True or not, the railroad boosted revenue 18.3 percent to nearly $1.4 billion on an 8.3 percent volume increase. The “momentum CP has built” would be disrupted with Harrison at the reins, Chairman John Cleghorn wrote to investors on May 2. He said it appears Harrison and Pershing Square want to cut costs by nearly $700 million by 2015, equaling the cost of roughly half of the railroad work force or more than all the expenses tied to leases, depreciation and maintenance of the locomotive and railcar fleets.
“In short, Pershing Square is proposing to make drastic and unrealistic cuts to one of the smallest of the Class I railroads to achieve (operating ratio) targets at a rate no management team has ever delivered,” Cleghorn wrote.

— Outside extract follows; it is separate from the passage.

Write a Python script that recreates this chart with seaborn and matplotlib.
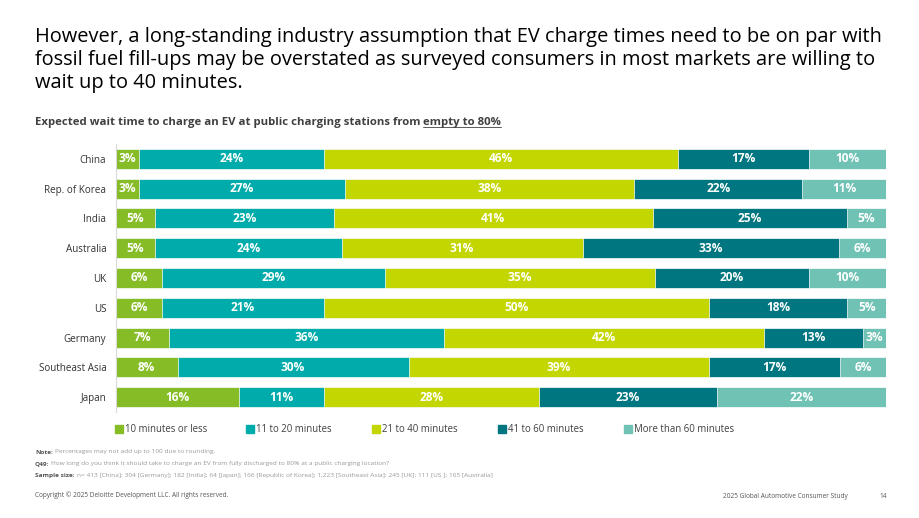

Signaling a commitment to boost profitability, CP in January raised its capital spending plan to as much as $1.2 billion. Aside from running faster and heavier trains, the railroad also cites a spate of multiyear contract signings with major shippers as proof the multiyear plan is paying off. CP adds that cost control initiatives, aimed at boosting labor productivity, capacity and operating efficiency, will deliver operating income benefits of $180 million by 2014 and $235 million in 2016.
Ackman shrugs off the multiyear plan as a “rebranding” of previous initiatives, which also failed to boost profitability fast enough. Many shareholders appear to agree with him, considering the Brendan Wood report and the recent endorsement of the Ontario Teachers’ Pension Plan, the 16th-largest shareholder and one of Canada’s largest pension funds.
The extent of change shareholders will see, however, could fall short of promises made ahead of the proxy vote. The Children’s Investment Fund Management and 3G Capital Partners, two activist hedge funds, dropped their push to curb CSX Transportation capital spending after their elected directors realized it was key to boosting profitability. Still, whether it’s tighter scheduling, selling off lines or something else altogether, Harrison sees room for improvement. If elected, the push by the American CEO rock star to shake up the traditional Canadian railroad could be more exciting for shippers than the proxy war that came before.